The incidents took place between December 2019 and March 2022 where teenagers were strip-searched by officers in custody or were subject to “more intimate” searches outside custody.
The referrals come after three earlier cases faced probes by the IOPC.
Deputy assistant commissioner Laurence Taylor said the Met understand the “trauma and lasting impact” strip searches can have on young people and the public’s concerns following several cases.
He said strip searches in and out of custody are “important in ensuring the safety of the person being searched as well as protecting communities from drugs and weapons”.
Mr Taylor said a number of changes have already been made, including a “child safeguarding approach” adopted by officers.
He said: “We are also in the process of reviewing complaints received over the past three years in relation to strip searches involving children under the age of 18. This includes searches outside the custody environment where intimate parts are exposed.”
Policy allowing further searches for those aged under 18 has been reviewed and updated following a safeguarding review on a case involving a child, known as ‘Child Q’.
The child, who was 15, was strip-searched by female Met Police officers in 2020 after she was wrongly suspected of carrying cannabis at her east London school.

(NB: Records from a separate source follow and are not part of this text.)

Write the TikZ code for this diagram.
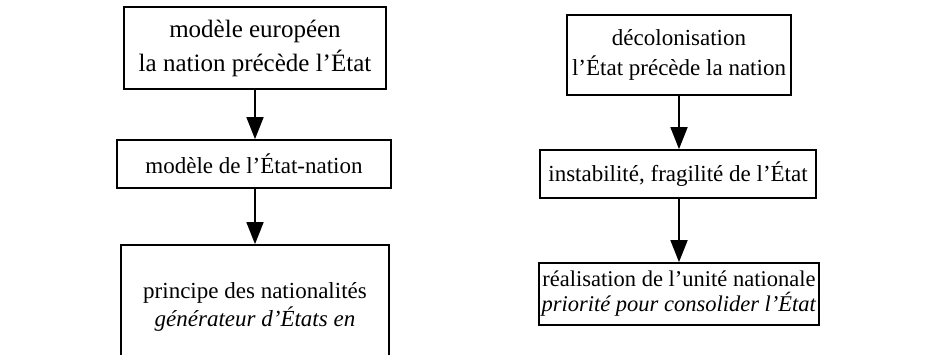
\documentclass[tikz,border=0pt]{standalone}
\usepackage{fontspec}
\setmainfont{Liberation Serif}
\usetikzlibrary{arrows.meta}
\begin{document}
\begin{tikzpicture}[x=1pt,y=-1pt,
  box/.style={draw, line width=1.8pt, align=center, inner sep=0pt, font=\fontsize{23}{30}\selectfont},
  fleche/.style={draw, line width=1.8pt, -{Triangle[length=22pt,width=17pt]}}]
\clip (0,0) rectangle (931,354);
% colonne de gauche
\node[box, minimum width=262pt, minimum height=82pt, font=\fontsize{25}{34}\selectfont] (europe) at (255,48) {modèle européen\\la nation précède l'État};
\node[box, minimum width=274pt, minimum height=48pt] (etatnation) at (254,164) {modèle de l'État-nation};
\node[box, minimum width=268pt, minimum height=124pt, font=\fontsize{23}{28}\selectfont] (principe) at (255,307) {principe des nationalités\\\textit{générateur d'États en}};
% colonne de droite
\node[box, minimum width=224pt, minimum height=80pt] (decolo) at (679,55) {décolonisation\\l'État précède la nation};
\node[box, minimum width=276pt, minimum height=48pt] (instable) at (678,174) {instabilité, fragilité de l'État};
\node[box, minimum width=280pt, minimum height=62pt, font=\fontsize{22.5}{25}\selectfont] (unite) at (679,294) {réalisation de l'unité nationale\\\textit{priorité pour consolider l'État}};
\path[fleche] (europe.south) -- (europe.south |- etatnation.north);
\path[fleche] (europe.south |- etatnation.south) -- (europe.south |- principe.north);
\path[fleche] (decolo.south) -- (decolo.south |- instable.north);
\path[fleche] (decolo.south |- instable.south) -- (decolo.south |- unite.north);
\end{tikzpicture}
\end{document}
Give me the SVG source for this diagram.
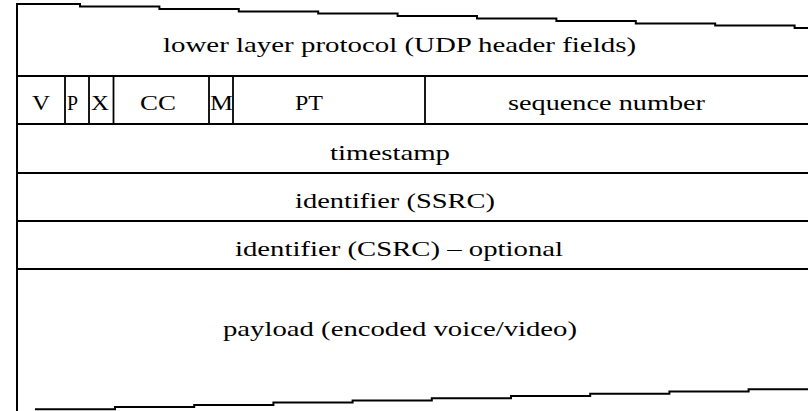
<svg xmlns="http://www.w3.org/2000/svg" width="808" height="411" viewBox="0 0 808 411">
<style>
.ln{stroke:#000;stroke-width:2;fill:none}
.vl{stroke:#000;stroke-width:1.8;fill:none}
.t{font-family:'Liberation Serif','DejaVu Serif',serif;font-size:22px;fill:#000}
</style>
<rect x="0" y="0" width="808" height="411" fill="#fff"/>
<g id="grid">
<path class="ln" d="M17,4 H80 V6.5 H159.4 V9 H238.8 V11.5 H318.2 V13.5 H397.6 V16 H477 V18.5 H556.4 V21 H635.8 V23.5 H715.2 V25.5 H794.6 V28 H808"/>
<line class="ln" x1="17" y1="3" x2="17" y2="411"/>
<line class="ln" x1="17" y1="76" x2="808" y2="76"/>
<line class="ln" x1="17" y1="124" x2="808" y2="124"/>
<line class="ln" x1="17" y1="173" x2="808" y2="173"/>
<line class="ln" x1="17" y1="221" x2="808" y2="221"/>
<line class="ln" x1="17" y1="269" x2="808" y2="269"/>
<line class="vl" x1="65" y1="76" x2="65" y2="124"/>
<line class="vl" x1="89" y1="76" x2="89" y2="124"/>
<line class="vl" x1="113.5" y1="76" x2="113.5" y2="124"/>
<line class="vl" x1="209" y1="76" x2="209" y2="124"/>
<line class="vl" x1="233" y1="76" x2="233" y2="124"/>
<line class="vl" x1="425" y1="76" x2="425" y2="124"/>
<path class="ln" d="M35,409.3 H115 V407.1 H194.2 V404.9 H273.4 V402.6 H352.6 V400.4 H431.8 V398.2 H511 V396 H590.2 V393.8 H669.4 V391.5 H748.6 V389.3 H808"/>
</g>
<g id="udp"><text class="t" x="163" y="52" textLength="473" lengthAdjust="spacingAndGlyphs">lower layer protocol (UDP header fields)</text></g>
<g id="v"><text class="t" x="32" y="110" textLength="18" lengthAdjust="spacingAndGlyphs">V</text></g>
<g id="p"><text class="t" x="67" y="110" textLength="11" lengthAdjust="spacingAndGlyphs">P</text></g>
<g id="x"><text class="t" x="91" y="110" textLength="18" lengthAdjust="spacingAndGlyphs">X</text></g>
<g id="cc"><text class="t" x="140" y="110" textLength="36" lengthAdjust="spacingAndGlyphs">CC</text></g>
<g id="m"><text class="t" x="210" y="110" textLength="23" lengthAdjust="spacingAndGlyphs">M</text></g>
<g id="pt"><text class="t" x="295" y="110" textLength="28" lengthAdjust="spacingAndGlyphs">PT</text></g>
<g id="seq"><text class="t" x="508" y="110" textLength="197" lengthAdjust="spacingAndGlyphs">sequence number</text></g>
<g id="timestamp"><text class="t" x="330" y="160" textLength="120" lengthAdjust="spacingAndGlyphs">timestamp</text></g>
<g id="ssrc"><text class="t" x="295" y="208" textLength="200" lengthAdjust="spacingAndGlyphs">identifier (SSRC)</text></g>
<g id="csrc"><text class="t" x="235" y="256" textLength="328" lengthAdjust="spacingAndGlyphs">identifier (CSRC) – optional</text></g>
<g id="payload"><text class="t" x="223" y="336" textLength="354" lengthAdjust="spacingAndGlyphs">payload (encoded voice/video)</text></g>
</svg>
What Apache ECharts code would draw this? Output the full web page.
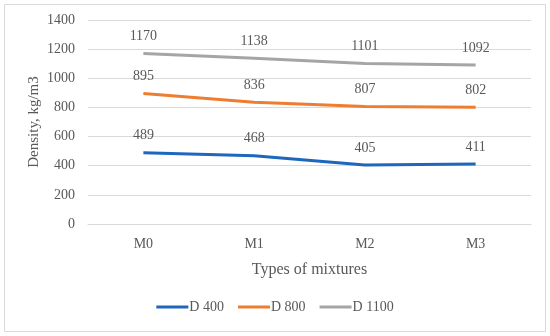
<!DOCTYPE html>
<html><head><meta charset="utf-8">
<script src="https://cdn.jsdelivr.net/npm/echarts@6/dist/echarts.min.js"></script>
<style>html,body{margin:0;padding:0;background:#fff}#c{width:550px;height:336px}</style>
</head><body><div id="c"></div>
<script>
const categories = ['M0','M1','M2','M3'];
const d400 = [489,468,405,411];
const d800 = [895,836,807,802];
const d1100 = [1170,1138,1101,1092];
const yTicks = [0,200,400,600,800,1000,1200,1400];

const font = '"Liberation Serif", "DejaVu Serif", serif';
const txt = '#595959';
function ser(name, data, color){
  return {name, type:'line', data, symbol:'circle', symbolSize:0.1, showSymbol:true, smooth:false,
    lineStyle:{width:3, color}, itemStyle:{color},
    label:{show:true, position:'top', distance:10, color:txt, fontFamily:font, fontSize:14}};
}
const chart = echarts.init(document.getElementById('c'));
chart.setOption({
  animation:false,
  graphic:[{type:'rect', shape:{x:4.5,y:4.5,width:541,height:327}, style:{fill:'none', stroke:'#d9d9d9', lineWidth:1}}],
  grid:{left:88, right:19, top:20, bottom:112},
  xAxis:{type:'category', data:categories, boundaryGap:true,
    axisLine:{lineStyle:{color:'#d9d9d9'}}, axisTick:{show:false},
    axisLabel:{color:txt, fontFamily:font, fontSize:14, margin:13},
    name:'Types of mixtures', nameLocation:'middle', nameGap:38,
    nameTextStyle:{color:txt, fontFamily:font, fontSize:16}},
  yAxis:{type:'value', min:yTicks[0], max:yTicks[yTicks.length-1], interval:200,
    axisLine:{show:false}, axisTick:{show:false},
    splitLine:{lineStyle:{color:'#d9d9d9'}},
    axisLabel:{color:txt, fontFamily:font, fontSize:14, margin:13, formatter:v=>String(v)},
    name:'Density, kg/m3', nameLocation:'middle', nameGap:46, nameMoveOverlap:false,
    nameTextStyle:{color:txt, fontFamily:font, fontSize:15}},
  legend:{bottom:17, left:'center', itemWidth:32, itemHeight:3, itemGap:14, icon:'rect',
    textStyle:{color:txt, fontFamily:font, fontSize:14, padding:[0,0,0,-4]}},
  series:[ser('D 400', d400, '#1f66bd'), ser('D 800', d800, '#ed7d31'), ser('D 1100', d1100, '#a5a5a5')]
});
</script></body></html>
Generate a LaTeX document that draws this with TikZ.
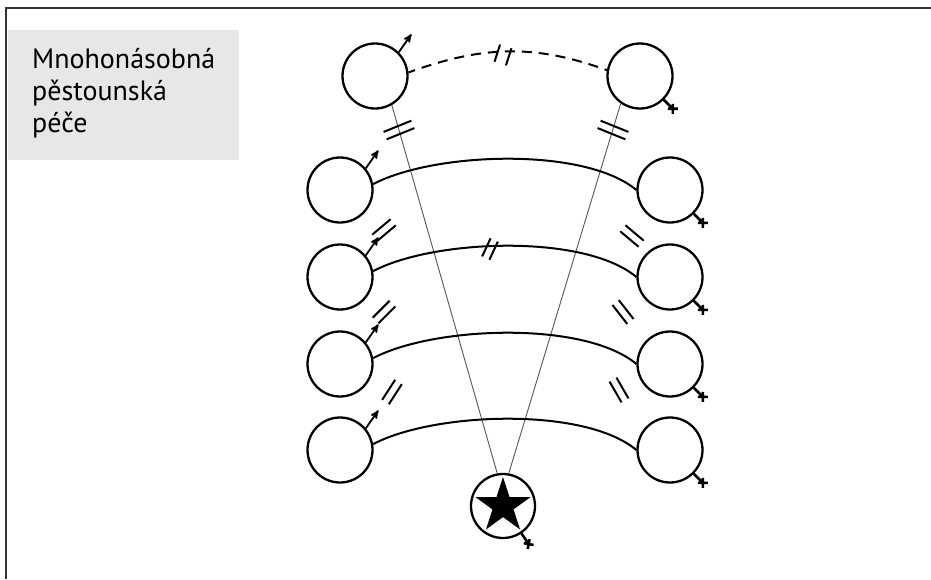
\documentclass[tikz,border=0pt]{standalone}
\usepackage{fontspec}
\setmainfont{PT Sans}
\usetikzlibrary{positioning}
\usetikzlibrary{calc}
\usetikzlibrary{arrows}
\usetikzlibrary{shapes.geometric}
\definecolor{boxgray}{HTML}{E6E7E8}
\definecolor{fangray}{HTML}{555555}
\definecolor{framegray}{HTML}{333333}
\tikzset{>=stealth'}
\tikzset{person/.style={draw, circle, minimum size=65pt, inner sep=0pt, line width=2.3pt}}
\tikzset{tie/.style={line width=2pt}}
\tikzset{fan/.style={draw=fangray, line width=0.9pt}}
\tikzset{malesign/.pic={\draw[->, line width=1.8pt] (0,0) -- (55:22);}}
\tikzset{femsign/.pic={\draw[line width=2.6pt] (0,0) -- (9,-9) (4,-9) -- (14,-9) (9,-4) -- (9,-14);}}
\tikzset{breakmark/.pic={\draw[line width=2pt] (-4,-#1) -- (-4,#1) (4,-#1) -- (4,#1);}}

\begin{document}
\begin{tikzpicture}[x=1pt, y=1pt]
\useasboundingbox (0,0) rectangle (931,-579);
\draw[framegray, line width=2pt] (6,-579) -- (6,-8) -- (931,-8);

\node[fill=boxgray, minimum width=231pt, minimum height=130pt, anchor=north west, inner sep=0pt] (box) at (8,-30) {};
\node[anchor=north west, align=left, inner sep=0pt, font=\fontsize{28}{32}\selectfont] (title) at (32,-48) {Mnohonásobná\\pěstounská\\péče};

\begin{scope}[on grid]
\node[person] (m0) at (375,-76) {};
\node[person] (f0) [right=265pt of m0] {};

\node[person] (l1) at (340,-190) {};
\node[person] (l2) [below=87pt of l1] {};
\node[person] (l3) [below=87pt of l2] {};
\node[person] (l4) [below=86pt of l3] {};

\node[person] (r1) [right=330pt of l1] {};
\node[person] (r2) [right=330pt of l2] {};
\node[person] (r3) [right=330pt of l3] {};
\node[person] (r4) [right=330pt of l4] {};

\node[person, minimum size=64pt] (child) at (503,-506) {};
\node[star, star points=5, star point ratio=2.618, fill=black, minimum size=58pt, inner sep=0pt] (kid) at (child) {};
\end{scope}

% ties to the child
\draw[fan] (m0.-60) -- (child.100);
\draw[fan] (f0.-125) -- (child.80);

% couples
\draw[tie, dash pattern=on 10pt off 7pt, dash phase=3pt] (m0.6) to[out=20, in=160] (f0.170);
\draw[tie] (l1.10) to[out=28, in=140, looseness=0.66] (r1.west);
\draw[tie] (l2.10) to[out=28, in=140, looseness=0.66] (r2.west);
\draw[tie] (l3.10) to[out=28, in=140, looseness=0.66] (r3.west);
\draw[tie] (l4.10) to[out=28, in=140, looseness=0.66] (r4.west);

\pic at (m0.45) {malesign};
\pic at (l1.40) {malesign};
\pic at (l2.40) {malesign};
\pic at (l3.40) {malesign};
\pic at (l4.40) {malesign};
\pic at (f0.-45) {femsign};
\pic at (r1.-45) {femsign};
\pic at (r2.-45) {femsign};
\pic at (r3.-45) {femsign};
\pic at (r4.-45) {femsign};
\pic[rotate=-11] at (child.-56) {femsign};

% breaks
\pic[rotate=-18, xscale=1.5] at (503,-55) {breakmark=9};
\pic[rotate=-68] at (399,-130) {breakmark=15};
\pic[rotate=68] at (613,-130) {breakmark=15};
\pic[rotate=-25] at (490,-249) {breakmark=10};
\pic[rotate=-50] at (384,-230) {breakmark=12};
\pic[rotate=-45] at (384,-312) {breakmark=12};
\pic[rotate=-33] at (392,-392) {breakmark=12};
\pic[rotate=50] at (632,-236) {breakmark=12};
\pic[rotate=38] at (623,-312) {breakmark=12};
\pic[rotate=30] at (619,-390) {breakmark=12};
\end{tikzpicture}
\end{document}
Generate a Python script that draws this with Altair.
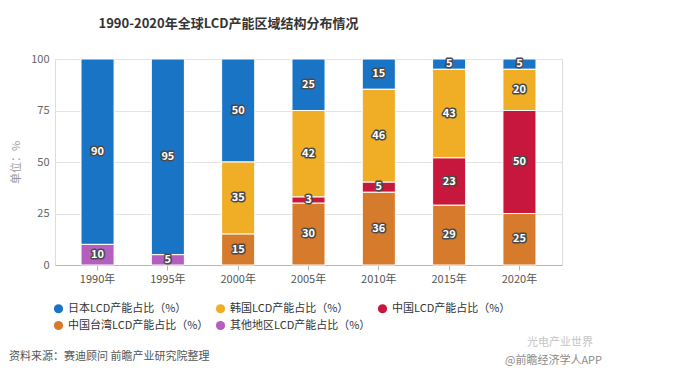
import altair as alt
import pandas as pd

years = ["1990年", "1995年", "2000年", "2005年", "2010年", "2015年", "2020年"]
series = ["日本LCD产能占比（%）", "韩国LCD产能占比（%）", "中国LCD产能占比（%）",
          "中国台湾LCD产能占比（%）", "其他地区LCD产能占比（%）"]
colors = ["#1a74c6", "#efae26", "#c8173c", "#d67a2c", "#b45fbf"]
# stacking order (bottom first)
stack_rank = [4, 3, 2, 1, 0]
# legend fills column by column: put entries so rows read like the reference
legend_order = [0, 3, 1, 4, 2]

japan = [90, 95, 50, 25, 15, 5, 5]
korea = [0, 0, 35, 42, 46, 43, 20]
china = [0, 0, 0, 3, 5, 23, 50]
taiwan = [0, 0, 15, 30, 36, 29, 25]
other = [10, 5, 0, 0, 0, 0, 0]

title_text = "1990-2020年全球LCD产能区域结构分布情况"
source_text = "资料来源：赛迪顾问 前瞻产业研究院整理"
mark_text1 = "@前瞻经济学人APP"
mark_text2 = "光电产业世界"

rows = []
for s, rank, vals in zip(series, stack_rank, [japan, korea, china, taiwan, other]):
    for y, v in zip(years, vals):
        if v > 0:
            rows.append({"year": y, "series": s, "value": v, "ord": rank})
df = pd.DataFrame(rows)

FONT = "Noto Sans CJK SC"

base = alt.Chart(df).transform_joinaggregate(
    total="sum(value)", groupby=["year"]
).transform_calculate(
    pct="datum.value / datum.total * 100"
).transform_stack(
    stack="pct", groupby=["year"], as_=["y0", "y1"],
    sort=[alt.SortField("ord", order="ascending")]
).transform_calculate(
    mid="(datum.y0 + datum.y1) / 2"
)

xenc = alt.X("year:N", sort=years, title=None,
             scale=alt.Scale(paddingInner=0.53, paddingOuter=0.37),
             axis=alt.Axis(labelAngle=0, domainColor="#b5b5b5", tickColor="#b5b5b5",
                           tickSize=5, labelColor="#555", labelFontSize=11,
                           labelPadding=3, grid=False, labelFont=FONT))

dom = [series[i] for i in legend_order]
rng = [colors[i] for i in legend_order]

bars = base.mark_bar(stroke="white", strokeWidth=1).encode(
    x=xenc,
    y=alt.Y("y0:Q", scale=alt.Scale(domain=[0, 100], nice=False),
            axis=alt.Axis(values=[0, 25, 50, 75, 100], domain=False, ticks=False,
                          gridColor="#e3e3e3", labelColor="#666", labelFontSize=11,
                          labelPadding=6, title="单位：%", titleColor="#9a9a9a",
                          titleFontSize=11, titleFontWeight="normal", titlePadding=9,
                          labelFont=FONT, titleFont=FONT)),
    y2="y1:Q",
    color=alt.Color("series:N", scale=alt.Scale(domain=dom, range=rng),
                    legend=alt.Legend(title=None, orient="none", legendX=-2, legendY=244,
                                      columns=3, symbolType="circle", symbolSize=85,
                                      symbolStrokeWidth=0, labelFontSize=11,
                                      labelColor="#333", labelFont=FONT,
                                      columnPadding=6, rowPadding=5, labelLimit=300)),
)

outline = base.mark_text(font=FONT, fontSize=11, fontWeight="bold", color="#4a4a4a",
                         stroke="#4a4a4a", strokeWidth=3, strokeJoin="round").encode(
    x=alt.X("year:N", sort=years), y=alt.Y("mid:Q"), text=alt.Text("value:Q"))
labels = base.mark_text(font=FONT, fontSize=11, fontWeight="bold", color="white").encode(
    x=alt.X("year:N", sort=years), y=alt.Y("mid:Q"), text=alt.Text("value:Q"))

src = alt.Chart(pd.DataFrame({"t": [source_text]})).mark_text(
    font=FONT, fontSize=11, color="#555", align="left", baseline="middle").encode(
    text="t:N", x=alt.value(-46), y=alt.value(298))
wm1 = alt.Chart(pd.DataFrame({"t": [mark_text1]})).mark_text(
    font=FONT, fontSize=11, color="#8a8a8a", align="left", baseline="middle").encode(
    text="t:N", x=alt.value(450), y=alt.value(302))
wm2 = alt.Chart(pd.DataFrame({"t": [mark_text2]})).mark_text(
    font=FONT, fontSize=11, color="#c4c4c4", align="left", baseline="middle").encode(
    text="t:N", x=alt.value(472), y=alt.value(284))

chart = alt.layer(bars, outline, labels, src, wm1, wm2).properties(
    width=507, height=206,
    title=alt.TitleParams(title_text, anchor="middle", frame="group", dx=-80, offset=22,
                          font=FONT, fontSize=13, fontWeight="bold", color="#333"),
    autosize=alt.AutoSizeParams(type="none"),
    padding={"left": 47, "top": 51, "right": 103, "bottom": 117},
).configure_view(stroke=None).configure(background="white")

chart.save("out.html", embed_options={"renderer": "svg", "actions": False})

The search took place without another adult present and in the knowledge that she was menstruating, a safeguarding report found.
The local child safeguarding practice review, conducted by City & Hackney Safeguarding Children Partnership (CHSCP), concluded the strip-search should never have happened and was unjustified.
It also concluded racism “was likely to have been an influencing factor”.
Scotland Yard said the actions of the officers involved was “regrettable” and it “should never have happened”.